Step 4: Verify every row you were given

Before filling blanks, run each given input through your rule and confirm you hit the given output. This takes seconds and saves points.

Step 5: Fill missing entries and re-check

After you fill the blanks, pick one filled value and run it back through the rule as a spot check. If the worksheet expects exact integers, check your arithmetic cleanly.

Mini practice set you can do on paper

Try these as quick drills. Don’t rush. Write a rule that fits all rows, then fill the missing entries.

Practice A

  • Input: 1 → Output: 5
  • Input: 3 → Output: 9
  • Input: 6 → Output: ?

Tip: Compare how output changes when input changes by 2. Then test your rule on both given rows.

Practice B

  • Input: 0 → Output: −4
  • Input: 2 → Output: 2
  • Input: 5 → Output: 11

Tip: A two-step linear rule fits many sets like this. Find the change pattern first.

Practice C

  • Input: ? → Output: 12
  • Input: 4 → Output: 10
  • Input: 7 → Output: 16

Tip: Find the rule from the two complete rows. Then work backward for the missing input in the first row.

A quick self-check list before you turn in work

Use this at the end of a homework set.
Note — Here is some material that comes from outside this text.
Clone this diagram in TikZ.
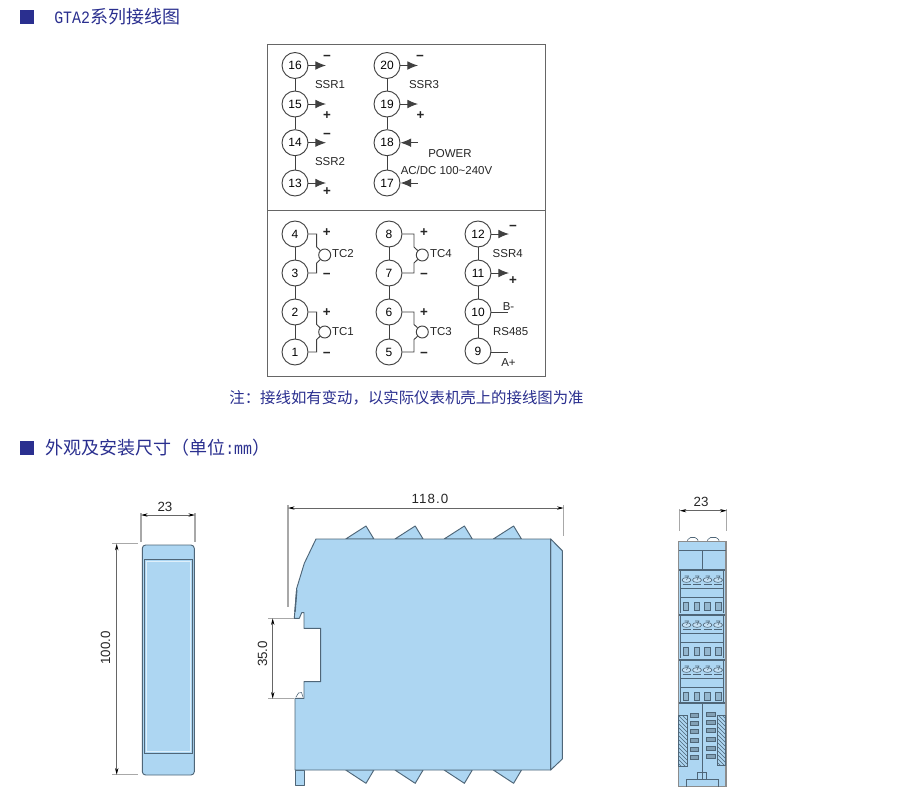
\documentclass[tikz,border=0pt]{standalone}
\usepackage{fontspec}
\setmainfont{Liberation Sans}
\newfontfamily\cjkf{Noto Sans CJK SC}
\newfontfamily\monof[FakeStretch=0.86]{Liberation Mono}
\usetikzlibrary{arrows.meta,patterns}
\definecolor{hblue}{HTML}{2A2F8F}
\definecolor{bodyblue}{HTML}{ADD6F2}
\definecolor{edgec}{HTML}{4F6678}
\definecolor{extc}{HTML}{A8A8A8}
\definecolor{wirec}{HTML}{404040}
\tikzset{
 term/.style={circle,draw=wirec,line width=0.7pt,minimum size=19.5pt,inner sep=0pt,fill=white,font=\fontsize{9}{10}\selectfont},
 tcring/.style={circle,draw=wirec,line width=0.7pt,minimum size=9pt,inner sep=0pt},
 lab/.style={inner sep=0pt,font=\fontsize{8.6}{10}\selectfont,text=black!85},
 signmark/.style={inner sep=0pt,font=\fontsize{10}{10}\bfseries\selectfont,text=black!85},
 wire/.style={draw=wirec,line width=0.7pt},
 outarrow/.style={wire,-{Latex[length=8pt,width=6.5pt]}},
 dimt/.style={inner sep=0pt,font=\fontsize{10}{11}\selectfont,text=black!85},
 extline/.style={draw=extc,line width=0.8pt},
 dimn/.style={draw=black!60,line width=0.6pt,{Stealth[length=5pt,width=2.5pt,black]}-{Stealth[length=5pt,width=2.5pt,black]}},
 bodyshape/.style={fill=bodyblue,draw=edgec,line width=0.7pt,line join=round},
 fineline/.style={draw=edgec,line width=0.45pt},
 bullet/.style={fill=hblue,draw=none},
 framebox/.style={draw=black!60,line width=0.7pt},
 heading/.style={inner sep=0pt,anchor=west,text=hblue}
}
\newcommand{\hcjk}[1]{{\fontsize{13.5}{15}\cjkf #1}}
\newcommand{\hmono}[1]{{\fontsize{13}{15}\monof #1}}
\newcommand{\rmodule}[1]{%
 \begin{scope}[yshift=#1*-0.75pt]
  \draw[fineline,line width=1pt] (679,570)--(725,570);
  \draw[fineline] (680.5,570)--(680.5,613) (723.5,570)--(723.5,613);
  \foreach \xx in {686.5,697,707.5,718}{
   \draw[fineline,fill=bodyblue!70] (\xx,580) ellipse (4.5 and 2.4);
   \draw[fineline] (\xx-2,576)--(\xx+2,576)--(\xx,580);
   \draw[fineline] (\xx-4,584.5)--(\xx+4,584.5);
  }
  \draw[fineline] (681,588)--(723,588) (681,597)--(723,597);
  \foreach \xx in {685.7,696.7,707.3,718.3}{
   \draw[fineline,line width=0.6pt,fill=bodyblue!85!black] (\xx-2.8,602) rectangle (\xx+2.8,610);
  }
 \end{scope}}
\begin{document}
\begin{tikzpicture}[x=0.75pt,y=-0.75pt]
\useasboundingbox (0,0) rectangle (900,801);
\fill[white] (0,0) rectangle (900,801);
% headings
\fill[bullet] (19.5,10) rectangle (34,24);
\node[heading] (h1) at (54,17) {\hmono{GTA2}\hcjk{系列接线图}};
\fill[bullet] (20,441) rectangle (34,455);
\node[heading] (h2) at (45,448) {\hcjk{外观及安装尺寸（单位}\hmono{:mm}\hcjk{）}};
\node[inner sep=0pt,text=hblue,font=\fontsize{11.55}{13}\cjkf] (note) at (406.5,398) {注：接线如有变动，以实际仪表机壳上的接线图为准};
% wiring box
\draw[framebox] (267,44) rectangle (545,376);
\draw[framebox] (267,210)--(545,210);
% terminals
\foreach \n/\x/\y in {16/295/65.5,15/295/104,14/295/142.7,13/295/183,
 20/387/65.5,19/387/104,18/387/142.7,17/387/183,
 4/295/234,3/295/273,2/295/312,1/295/352,
 8/389/234,7/389/273,6/389/312,5/389/352,
 12/478/234,11/478/273,10/478/312,9/478/351}{
 \node[term] (t\n) at (\x,\y) {\n};
}
\foreach \a/\b in {16/15,15/14,14/13,20/19,19/18,18/17,4/3,3/2,2/1,8/7,7/6,6/5,12/11,11/10,10/9}{
 \draw[wire] (t\a)--(t\b);
}
% arrows
\foreach \n/\xe/\ye in {16/326/65.5,15/326/104,14/326/142.7,13/326/183,20/418/65.5,19/418/104,12/509/234,11/509/273}{
 \coordinate (e\n) at (\xe,\ye);
 \draw[outarrow] (t\n)--(e\n);
}
\coordinate (e18) at (418,142.7);\coordinate (e17) at (418,183);
\draw[outarrow] (e18)--(t18);
\draw[outarrow] (e17)--(t17);
\coordinate (e10) at (508,312);\coordinate (e9) at (508,352);
\draw[wire] (t10)--(e10);
\draw[wire] (t9.east |- e9)--(e9);
% thermocouples
\foreach \r/\cx/\cy/\hi/\lo/\bx/\dy in {TCtwo/324.7/255/4/3/316.7/8,TCone/324.7/332/2/1/316.7/7.5,TCfour/422.3/255/8/7/414/8,TCthree/422.3/332/6/5/414/7.5}{
 \node[tcring] (\r) at (\cx,\cy) {};
 \draw[wire] (t\hi) -| (\bx,\cy-\dy) -- (\r);
 \draw[wire] (t\lo) -| (\bx,\cy+\dy) -- (\r);
}
% labels
\node[lab] (l1) at (330,85) {SSR1};
\node[lab] (l2) at (330,162) {SSR2};
\node[lab] (l3) at (424,85) {SSR3};
\node[lab] (l4) at (450,154) {POWER};
\node[lab] (l5) at (446.5,170) {AC/DC 100\textasciitilde 240V};
\node[lab] (l6) at (343,254) {TC2};
\node[lab] (l7) at (343,332) {TC1};
\node[lab] (l8) at (441,254) {TC4};
\node[lab] (l9) at (441,332) {TC3};
\node[lab] (l10) at (507.7,253.5) {SSR4};
\node[lab] (l11) at (510.7,332) {RS485};
\node[lab] (l12) at (508.5,306.5) {B-};
\node[lab] (l13) at (508.5,363) {A+};
\foreach \i/\x/\y/\s in {a/327/58/−,b/327/115.5/+,c/327/136/−,d/327/192/+,e/420/58/−,f/420.5/115.5/+,
 g/326.7/233/+,h/326.7/275.5/−,i/424/233/+,j/424/275.5/−,k/326.7/313/+,m/326.7/355/−,n/424/313/+,o/424/355/−,p/513/228/−,q/513/281/+}{
 \node[signmark] (s\i) at (\x,\y) {\s};
}
% left view
\draw[bodyshape,rounded corners=2.5pt] (142.3,545) rectangle (194.3,775);
\draw[draw=edgec,line width=0.8pt,fill=bodyblue] (144.5,559.5) rectangle (192.2,753.3);
\draw[draw=white!60!bodyblue,line width=0.6pt] (146,561) rectangle (190.8,751.8);
\draw[extline] (141,513)--(141,541.7);
\draw[extline] (195,513)--(195,541.7);
\coordinate (la) at (141,515);\coordinate (lb) at (195,515);
\draw[dimn] (la)--(lb);
\node[dimt] (d23a) at (165,506.5) {23};
\draw[extline] (112,543.7)--(138,543.7);
\draw[extline] (112,774.7)--(138,774.7);
\coordinate (lc) at (116.7,543.7);\coordinate (ld) at (116.7,774.7);
\draw[dimn] (lc)--(ld);
\node[dimt,rotate=90] (d100) at (105.5,648) {100.0};
% side view teeth
\foreach \d in {0,49.2,98.4,147.6}{
 \draw[bodyshape] (345.7+\d,539)--(366+\d,526)--(373.9+\d,539)--cycle;
 \draw[bodyshape] (345.7+\d,770)--(366+\d,783.3)--(373.9+\d,770)--cycle;
}
% foot and right strip
\draw[bodyshape] (295,770) rectangle (304,785);
\draw[bodyshape] (550.7,539)--(562.3,550.7)--(562.3,759)--(550.7,770)--cycle;
% side view main body
\draw[bodyshape] (316,539)--(550.7,539)--(550.7,770)--(295,770)--(295,698.3)--(304,698.3)--(304,681.7)--(320.7,681.7)--(320.7,628.3)--(304,628.3)--(304,612.7)--(301.7,612.7)--(299.3,618.3)--(294.3,618.3)--(296.7,588.3)--(304.3,563.3)--cycle;
\draw[draw=edgec,line width=1.1pt] (550.7,539)--(550.7,770);
\draw[fineline] (296,697)--(298.5,693)--(301.5,692.5)--(303,697);
\draw[draw=edgec,line width=1pt] (296.8,590)--(295,612);
\draw[extline] (288,505)--(288,606.7);
\draw[extline] (563.7,505)--(563.7,535.7);
\coordinate (ma) at (288,508);\coordinate (mb) at (563.7,508);
\draw[dimn] (ma)--(mb);
\node[dimt] (d118) at (430,498.5) {\addfontfeature{LetterSpace=8}118.0};
\draw[extline] (268,618.3)--(294,618.3);
\draw[extline] (268,698.7)--(294,698.7);
\coordinate (mc) at (272.7,618.3);\coordinate (md) at (272.7,698.7);
\draw[dimn] (mc)--(md);
\node[dimt,rotate=90] (d35) at (262.5,654) {35.0};
% front view
\draw[extline] (679.7,509)--(679.7,530.7);
\draw[extline] (726.7,509)--(726.7,530.7);
\coordinate (ra) at (679.7,510.7);\coordinate (rb) at (726.7,510.7);
\draw[dimn] (ra)--(rb);
\node[dimt] (d23b) at (701,502) {23};
\draw[fineline,rounded corners=1.5pt,fill=white] (687.3,541.7)--(688.5,537.5)--(697,537.5)--(698.3,541.7);
\draw[fineline,rounded corners=1.5pt,fill=white] (707.3,541.7)--(708.5,537.5)--(718,537.5)--(719.3,541.7);
\fill[bodyblue] (678.3,541.7) rectangle (726,786.7);
\draw[draw=black!45,line width=1pt] (678.3,541.7)--(678.3,786.7)--(726,786.7)--(726,541.7)--cycle;
\draw[fineline] (678.8,550.7)--(725.5,550.7);
\draw[fineline] (702.3,550.7)--(702.3,570);
\rmodule{0}
\rmodule{45}
\rmodule{90}
\draw[fineline,line width=1pt] (679,703)--(725,703);
\draw[fineline] (702.3,703)--(702.3,772.7);
\draw[fineline,pattern=north west lines,pattern color=edgec] (678.6,715)--(687.3,715)--(687.3,766.7)--(678.6,766.7)--cycle;
\draw[fineline,pattern=north west lines,pattern color=edgec] (717.3,715)--(725.7,715)--(725.7,765)--(717.3,765)--cycle;
\foreach \yy in {715,723.3,731.7,740.3,749,757.3}{
 \draw[fineline,fill=bodyblue!75!black] (690,\yy-2) rectangle (698.3,\yy+2);
 \draw[fineline,fill=bodyblue!75!black] (706.7,\yy-3) rectangle (715,\yy+1);
}
\draw[fineline] (686,786.7)--(686,779.3)--(718.3,779.3)--(718.3,786.7);
\draw[fineline] (697.7,779.3) rectangle (706.7,772.7);
\draw[fineline] (702.3,772.7)--(702.3,779.3);
\end{tikzpicture}
\end{document}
It’s short, but it catches the usual errors.

  • My rule works for every given row, not just one.
  • I kept the same order for two-step rules.
  • I handled negatives with care.
  • I re-checked one filled blank by running it through the rule.
  • If I wrote an equation, I tested it with two rows.

Once this feels routine, input-output tables stop being a puzzle and start being a pattern tool you can trust. That confidence carries into equations, graphs, and word problems, since the table is already showing the relationship in a clean, testable way.